WHAT YOU ARE ASKED TO DO
Search the data for the word "this" and copy every line where it occurs.

Figure scripts:
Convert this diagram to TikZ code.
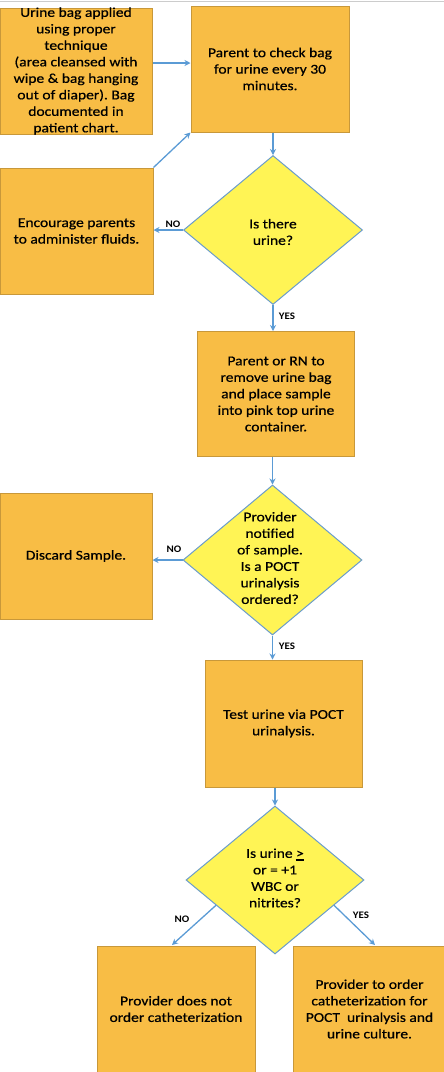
\documentclass[tikz,border=0pt]{standalone}
\usepackage{fontspec}
\setmainfont[FakeStretch=1.15,FakeBold=0.6]{Carlito}
\newfontfamily\labfont[FakeStretch=1.1]{Carlito}
\usetikzlibrary{shapes.geometric,arrows.meta,calc}
\definecolor{boxfill}{HTML}{F8BD45}
\definecolor{boxline}{HTML}{C8983A}
\definecolor{diafill}{HTML}{FFF455}
\definecolor{diaedge}{HTML}{6A9CCB}
\definecolor{arr}{HTML}{5B9BD5}
\frenchspacing
\begin{document}
\begin{tikzpicture}[x=1pt,y=-1pt,
  box/.style={draw=boxline, fill=boxfill, line width=1pt, rectangle, inner sep=0pt,
    minimum width=157pt, minimum height=126pt, align=center,
    font=\fontsize{13.5}{16.5}\selectfont},
  dia/.style={draw=diaedge, fill=diafill, line width=1pt, diamond, inner sep=0pt,
    minimum width=179pt, minimum height=149pt},
  txt/.style={align=center, inner sep=0pt, font=\fontsize{13.5}{16.5}\selectfont},
  lab/.style={inner sep=0pt, font=\labfont\bfseries\fontsize{10}{12}\selectfont},
  conn/.style={draw=arr, line width=1.3pt, -{Stealth[length=6pt,width=6pt]}}
]
\useasboundingbox (0,0) rectangle (444,1072);
\draw[gray!40, line width=1pt] (0,1) -- (444,1);

% boxes
\node[box, minimum width=152pt, label={[txt]center:{Urine bag applied\\using proper\\technique\\(area cleansed with\\wipe \& bag hanging\\out of diaper). Bag\\documented in\\patient chart.}}] (b1) at (76,71) {};
\node[box, minimum width=158pt] (b2) at (270,69) {Parent to check bag\\for urine every 30\\minutes.};
\node[box, minimum width=153pt] (enc) at (76.5,231) {Encourage parents\\to administer fluids.};
\node[dia] (d1) at (273,230) {};
\node[txt] (d1t) at (273,232) {Is there\\urine?};
\node[box, minimum width=157pt, minimum height=125pt] (b3) at (276,394) {Parent or RN to\\remove urine bag\\and place sample\\into pink top urine\\container.};
\node[box, minimum width=152pt] (dis) at (76,556) {Discard Sample.};
\node[dia, minimum height=150pt] (d2) at (272.5,560) {};
\node[txt] (d2t) at (270,558) {Provider\\notified\\of sample.\\Is a POCT\\urinalysis\\ordered?};
\node[box, minimum width=157pt, minimum height=127pt] (b4) at (283.5,723.5) {Test urine via POCT\\urinalysis.};
\node[dia, minimum width=178pt, minimum height=148pt] (d3) at (275,880) {};
\node[txt] (d3t) at (275,878) {Is urine >\llap{\rule[-3.5pt]{0.6em}{2pt}}\\or = +1\\WBC or\\nitrites?};
\node[box, minimum width=158pt] (b5) at (176,1009) {Provider does not\\order catheterization};
\node[box, minimum width=153pt] (b6) at (369.5,1009) {Provider to order\\catheterization for\\POCT\ \ urinalysis and\\urine culture.};

% connectors
\draw[conn] (b1.east |- 0,63) -- (b2.west |- 0,63);
\draw[conn] (enc.north east) -- (b2.south west);
\draw[conn] (b2.south -| d1.north) -- (d1.north);
\draw[conn] (d1.west) -- (enc.east |- d1.west);
\draw[conn] (d1.south) -- (b3.north -| d1.south);
\draw[conn] (b3.south -| d2.north) -- (d2.north);
\draw[conn] (d2.west) -- (dis.east |- d2.west);
\draw[conn] (d2.south) -- (b4.north -| d2.south);
\draw[conn] (b4.south -| d3.north) -- (d3.north);
\coordinate (noend) at (172,945);
\coordinate (yesend) at (375,945);
\draw[conn] ($(d3.west)!0.34!(d3.south)$) -- (noend);
\draw[conn] ($(d3.east)!0.34!(d3.south)$) -- (yesend);

% labels
\node[lab] (l1) at (173,224) {NO};
\node[lab] (l2) at (287,316) {YES};
\node[lab] (l3) at (174,549) {NO};
\node[lab] (l4) at (287,646) {YES};
\node[lab] (l5) at (182,919) {NO};
\node[lab] (l6) at (361,915) {YES};
\end{tikzpicture}
\end{document}
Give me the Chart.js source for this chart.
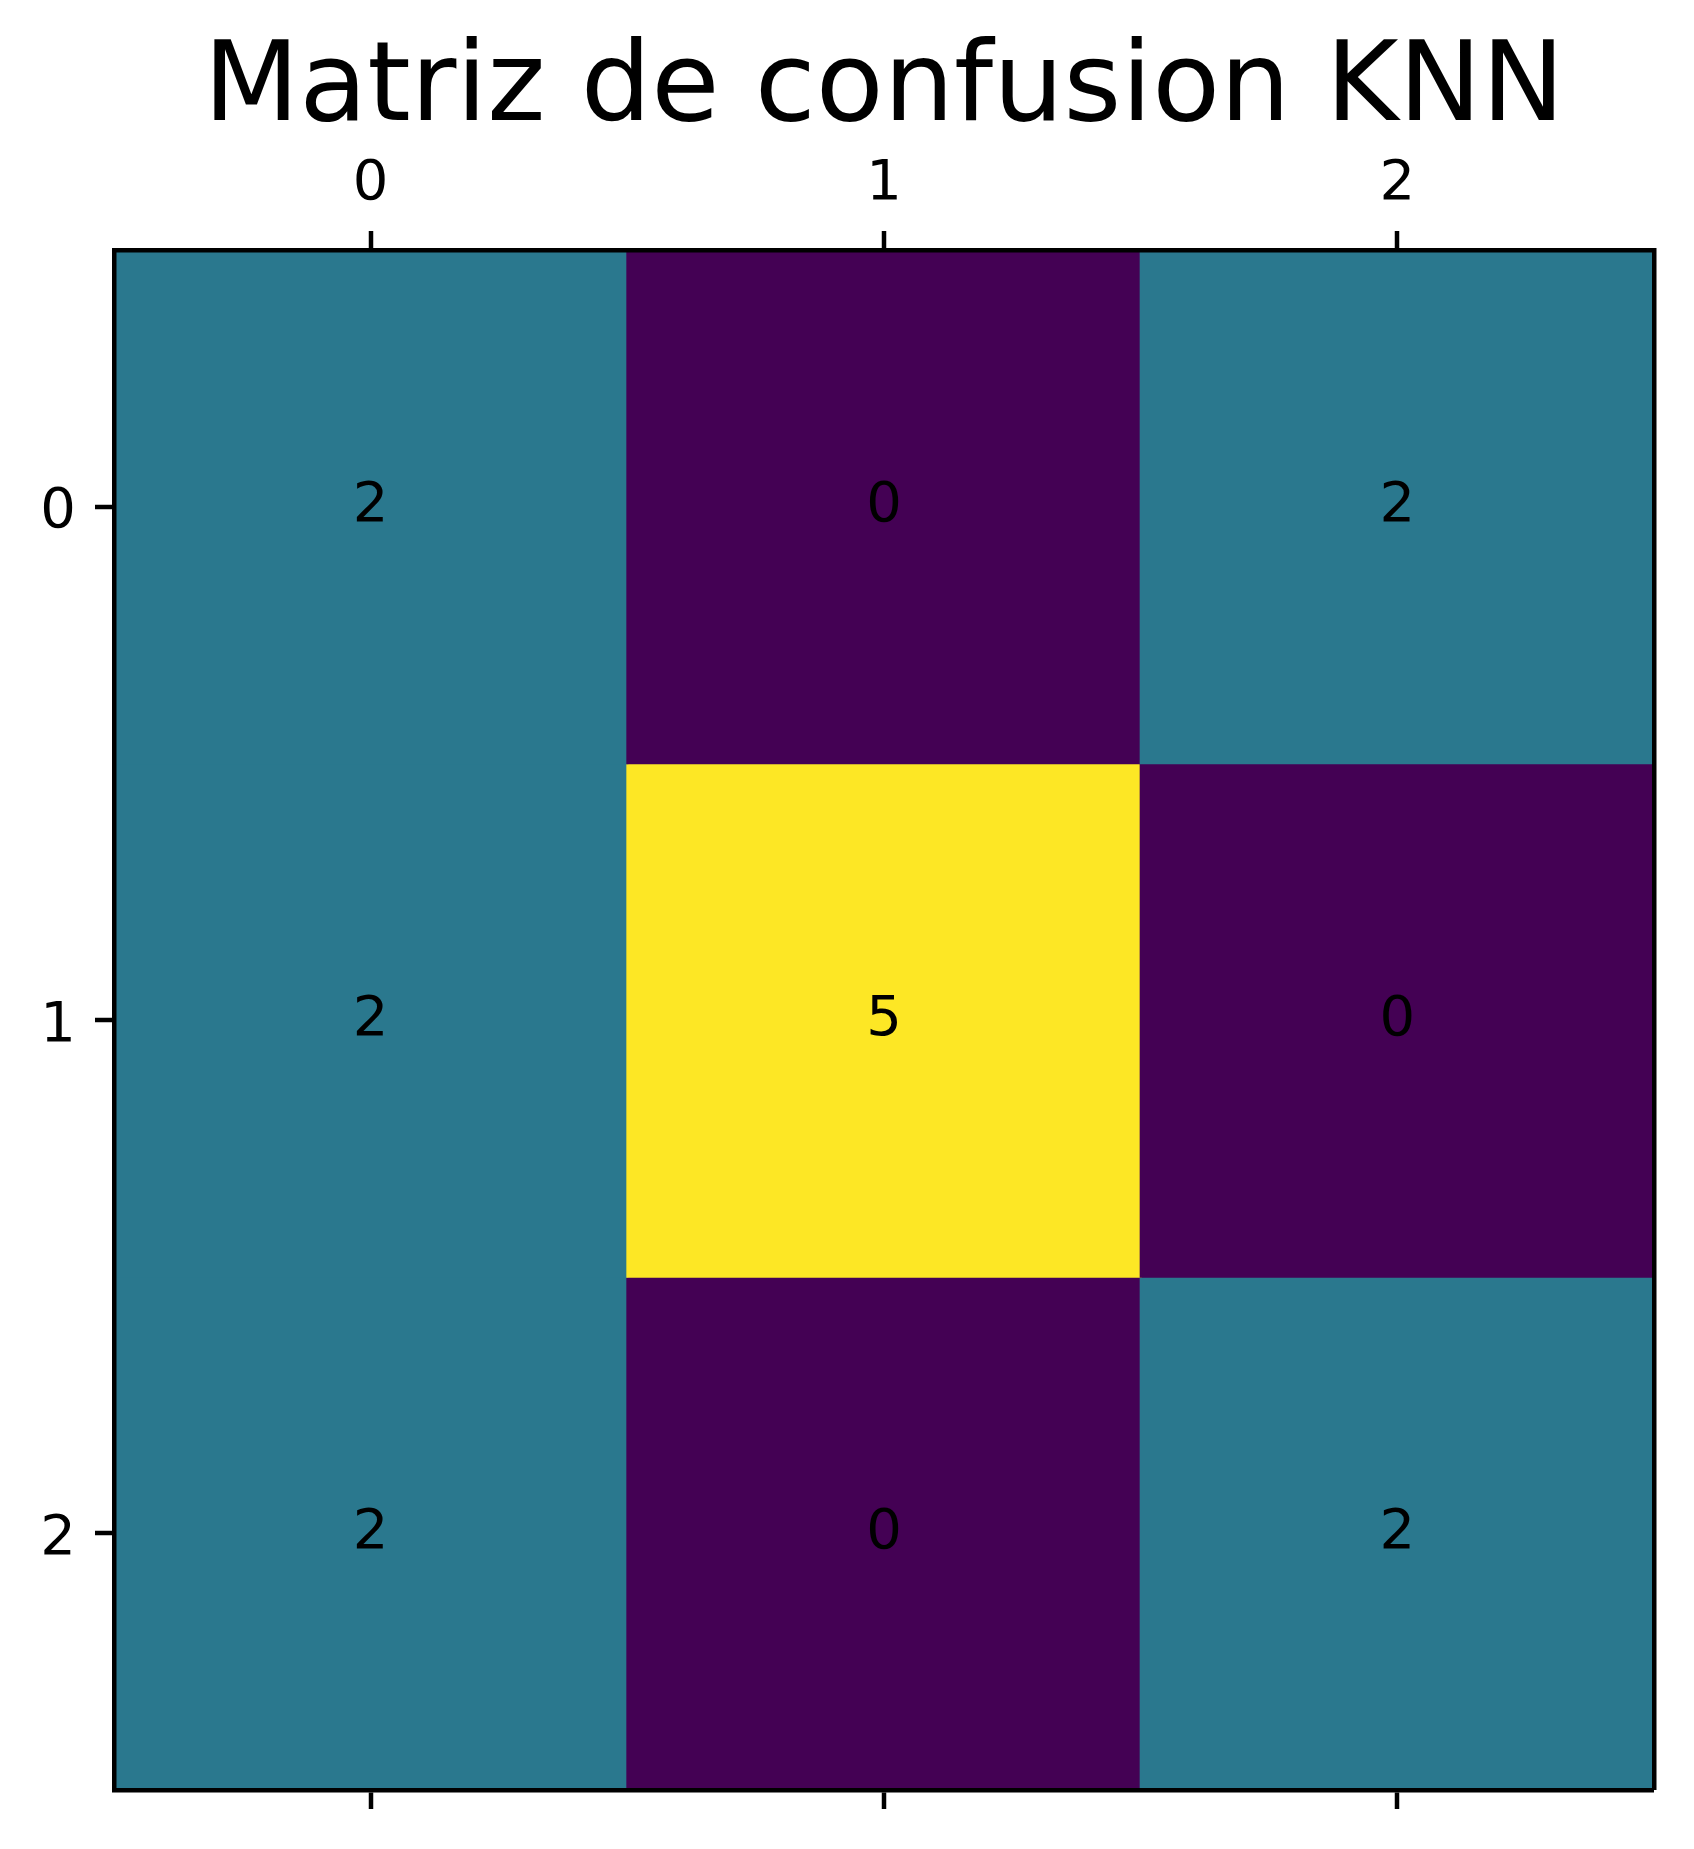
<!DOCTYPE html>
<html>
<head>
<meta charset="utf-8">
<script src="https://cdn.jsdelivr.net/npm/chart.js@4/dist/chart.umd.min.js"></script>
<style>
  html, body { margin: 0; padding: 0; background: #fff; }
  #wrap { width: 1694px; height: 1849px; }
</style>
</head>
<body>
<div id="wrap"><canvas id="c" width="1694" height="1849"></canvas></div>
<script>
// ---- data ----
const title = 'Matriz de confusion KNN';
const colLabels = ['0', '1', '2'];
const rowLabels = ['0', '1', '2'];
const row0 = [2, 0, 2];
const row1 = [2, 5, 0];
const row2 = [2, 0, 2];
const rows = [row0, row1, row2];
const vmin = 0, vmax = 5;

// ---- viridis colormap ----
const viridisStops = ['#440154','#482475','#414487','#355f8d','#2a788e','#21918c','#22a884','#44bf70','#7ad151','#bddf26','#fde725'];
function hexToRgb(h) { return [parseInt(h.slice(1,3),16), parseInt(h.slice(3,5),16), parseInt(h.slice(5,7),16)]; }
function viridis(t) {
  t = Math.max(0, Math.min(1, t));
  const p = t * (viridisStops.length - 1);
  const i = Math.min(Math.floor(p), viridisStops.length - 2);
  const f = p - i;
  const a = hexToRgb(viridisStops[i]), b = hexToRgb(viridisStops[i + 1]);
  const c = a.map((v, k) => Math.round(v + (b[k] - v) * f));
  return `rgb(${c[0]},${c[1]},${c[2]})`;
}

Chart.defaults.font.family = '"DejaVu Sans", sans-serif';
Chart.defaults.color = '#000';

const datasets = rows.map((vals, r) => ({
  label: 'row ' + rowLabels[r],
  data: vals.map(() => [r - 0.5, r + 0.5]),
  values: vals,
  backgroundColor: vals.map(v => viridis((v - vmin) / (vmax - vmin))),
  borderWidth: 0,
  inflateAmount: 1,
  grouped: false,
  barPercentage: 1,
  categoryPercentage: 1,
  xAxisID: 'x',
  yAxisID: 'y'
}));

const cellText = {
  id: 'cellText',
  afterDatasetsDraw(chart) {
    const ctx = chart.ctx;
    ctx.save();
    ctx.font = '56px "DejaVu Sans"';
    ctx.fillStyle = '#000';
    ctx.textAlign = 'center';
    ctx.textBaseline = 'middle';
    chart.data.datasets.forEach((ds, di) => {
      const meta = chart.getDatasetMeta(di);
      meta.data.forEach((el, i) => {
        ctx.fillText(String(ds.values[i]), el.x, (el.y + el.base) / 2);
      });
    });
    ctx.restore();
  }
};

const tickGrid = { display: true, drawOnChartArea: false, drawTicks: true, tickLength: 19, tickColor: '#000', tickWidth: 4.5, lineWidth: 0, offset: false };
const border = { display: true, color: '#000', width: 4.5, z: 1 };

new Chart(document.getElementById('c'), {
  type: 'bar',
  data: { labels: colLabels, datasets },
  options: {
    responsive: false,
    animation: false,
    layout: { padding: 0 },
    plugins: {
      legend: { display: false },
      tooltip: { enabled: false },
      title: {
        display: true,
        fullSize: false,
        text: title,
        color: '#000',
        font: { size: 111, weight: 'normal', lineHeight: 1.2 },
        padding: { top: 25, bottom: 0 }
      }
    },
    scales: {
      x: {
        type: 'category',
        position: 'top',
        offset: true,
        grid: tickGrid,
        border: border,
        ticks: { font: { size: 56 }, padding: 13, color: '#000', maxRotation: 0 },
        afterFit(s) { s.height = 91.8; }
      },
      x2: {
        type: 'category',
        position: 'bottom',
        offset: true,
        grid: tickGrid,
        border: border,
        ticks: { display: false },
        afterFit(s) { s.height = 59; }
      },
      y: {
        type: 'linear',
        position: 'left',
        reverse: true,
        min: -0.5,
        max: 2.5,
        grid: tickGrid,
        border: border,
        afterBuildTicks(s) { s.ticks = rowLabels.map((l, i) => ({ value: i })); },
        ticks: { font: { size: 56 }, padding: 19, labelOffset: 6, color: '#000', callback: (v) => rowLabels[v] },
        afterFit(s) { s.width = 114; }
      },
      y2: {
        type: 'linear',
        position: 'right',
        min: -0.5,
        max: 2.5,
        grid: { display: false, drawTicks: false, lineWidth: 0 },
        border: border,
        ticks: { display: false },
        afterFit(s) { s.width = 40; }
      }
    }
  },
  plugins: [cellText]
});
</script>
</body>
</html>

RESULT
Convert this diagram to TikZ code.
Give me the Chart.js source for this chart.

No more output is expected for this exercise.